--- START OF DATA EXTRACT ---

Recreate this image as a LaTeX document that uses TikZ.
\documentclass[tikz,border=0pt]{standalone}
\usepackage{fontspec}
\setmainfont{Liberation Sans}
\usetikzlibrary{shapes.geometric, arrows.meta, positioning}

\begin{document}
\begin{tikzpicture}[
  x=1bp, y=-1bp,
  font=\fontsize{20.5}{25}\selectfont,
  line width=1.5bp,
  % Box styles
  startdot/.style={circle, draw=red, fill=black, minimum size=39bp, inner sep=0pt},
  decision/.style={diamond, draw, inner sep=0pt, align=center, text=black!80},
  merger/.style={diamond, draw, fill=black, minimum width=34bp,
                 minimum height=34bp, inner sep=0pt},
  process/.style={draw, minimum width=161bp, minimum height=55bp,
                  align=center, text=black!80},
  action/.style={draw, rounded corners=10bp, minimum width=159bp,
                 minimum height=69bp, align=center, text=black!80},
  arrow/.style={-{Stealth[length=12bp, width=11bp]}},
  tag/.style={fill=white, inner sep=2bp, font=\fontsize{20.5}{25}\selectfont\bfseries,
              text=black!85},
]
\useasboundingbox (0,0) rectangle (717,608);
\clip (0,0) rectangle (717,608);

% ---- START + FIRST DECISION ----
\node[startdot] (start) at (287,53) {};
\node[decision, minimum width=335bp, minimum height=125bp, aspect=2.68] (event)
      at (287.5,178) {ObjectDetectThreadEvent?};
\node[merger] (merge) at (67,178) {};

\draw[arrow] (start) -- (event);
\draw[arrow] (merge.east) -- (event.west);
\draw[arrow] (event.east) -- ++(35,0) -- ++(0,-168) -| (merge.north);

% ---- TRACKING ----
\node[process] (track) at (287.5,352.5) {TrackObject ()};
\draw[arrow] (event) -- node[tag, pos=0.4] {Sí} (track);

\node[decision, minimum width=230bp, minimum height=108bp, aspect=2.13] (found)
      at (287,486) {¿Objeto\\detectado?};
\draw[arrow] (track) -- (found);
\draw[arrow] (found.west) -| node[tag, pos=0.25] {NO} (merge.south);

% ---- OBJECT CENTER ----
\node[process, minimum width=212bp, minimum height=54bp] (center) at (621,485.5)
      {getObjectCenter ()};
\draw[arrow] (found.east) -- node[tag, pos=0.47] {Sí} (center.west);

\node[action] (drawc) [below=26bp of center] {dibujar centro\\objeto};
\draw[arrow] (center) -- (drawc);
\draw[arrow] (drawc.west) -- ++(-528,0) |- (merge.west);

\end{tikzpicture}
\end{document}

--- END OF DATA EXTRACT ---

#### GOAL:
From the first line of the data above to the line holding "-- node[tag, pos=0.47]", reproduce each line exactly; emit no other lines.

#### WRITTEN REPLY:
Recreate this image as a LaTeX document that uses TikZ.
\documentclass[tikz,border=0pt]{standalone}
\usepackage{fontspec}
\setmainfont{Liberation Sans}
\usetikzlibrary{shapes.geometric, arrows.meta, positioning}

\begin{document}
\begin{tikzpicture}[
  x=1bp, y=-1bp,
  font=\fontsize{20.5}{25}\selectfont,
  line width=1.5bp,
  % Box styles
  startdot/.style={circle, draw=red, fill=black, minimum size=39bp, inner sep=0pt},
  decision/.style={diamond, draw, inner sep=0pt, align=center, text=black!80},
  merger/.style={diamond, draw, fill=black, minimum width=34bp,
                 minimum height=34bp, inner sep=0pt},
  process/.style={draw, minimum width=161bp, minimum height=55bp,
                  align=center, text=black!80},
  action/.style={draw, rounded corners=10bp, minimum width=159bp,
                 minimum height=69bp, align=center, text=black!80},
  arrow/.style={-{Stealth[length=12bp, width=11bp]}},
  tag/.style={fill=white, inner sep=2bp, font=\fontsize{20.5}{25}\selectfont\bfseries,
              text=black!85},
]
\useasboundingbox (0,0) rectangle (717,608);
\clip (0,0) rectangle (717,608);

% ---- START + FIRST DECISION ----
\node[startdot] (start) at (287,53) {};
\node[decision, minimum width=335bp, minimum height=125bp, aspect=2.68] (event)
      at (287.5,178) {ObjectDetectThreadEvent?};
\node[merger] (merge) at (67,178) {};

\draw[arrow] (start) -- (event);
\draw[arrow] (merge.east) -- (event.west);
\draw[arrow] (event.east) -- ++(35,0) -- ++(0,-168) -| (merge.north);

% ---- TRACKING ----
\node[process] (track) at (287.5,352.5) {TrackObject ()};
\draw[arrow] (event) -- node[tag, pos=0.4] {Sí} (track);

\node[decision, minimum width=230bp, minimum height=108bp, aspect=2.13] (found)
      at (287,486) {¿Objeto\\detectado?};
\draw[arrow] (track) -- (found);
\draw[arrow] (found.west) -| node[tag, pos=0.25] {NO} (merge.south);

% ---- OBJECT CENTER ----
\node[process, minimum width=212bp, minimum height=54bp] (center) at (621,485.5)
      {getObjectCenter ()};
\draw[arrow] (found.east) -- node[tag, pos=0.47] {Sí} (center.west);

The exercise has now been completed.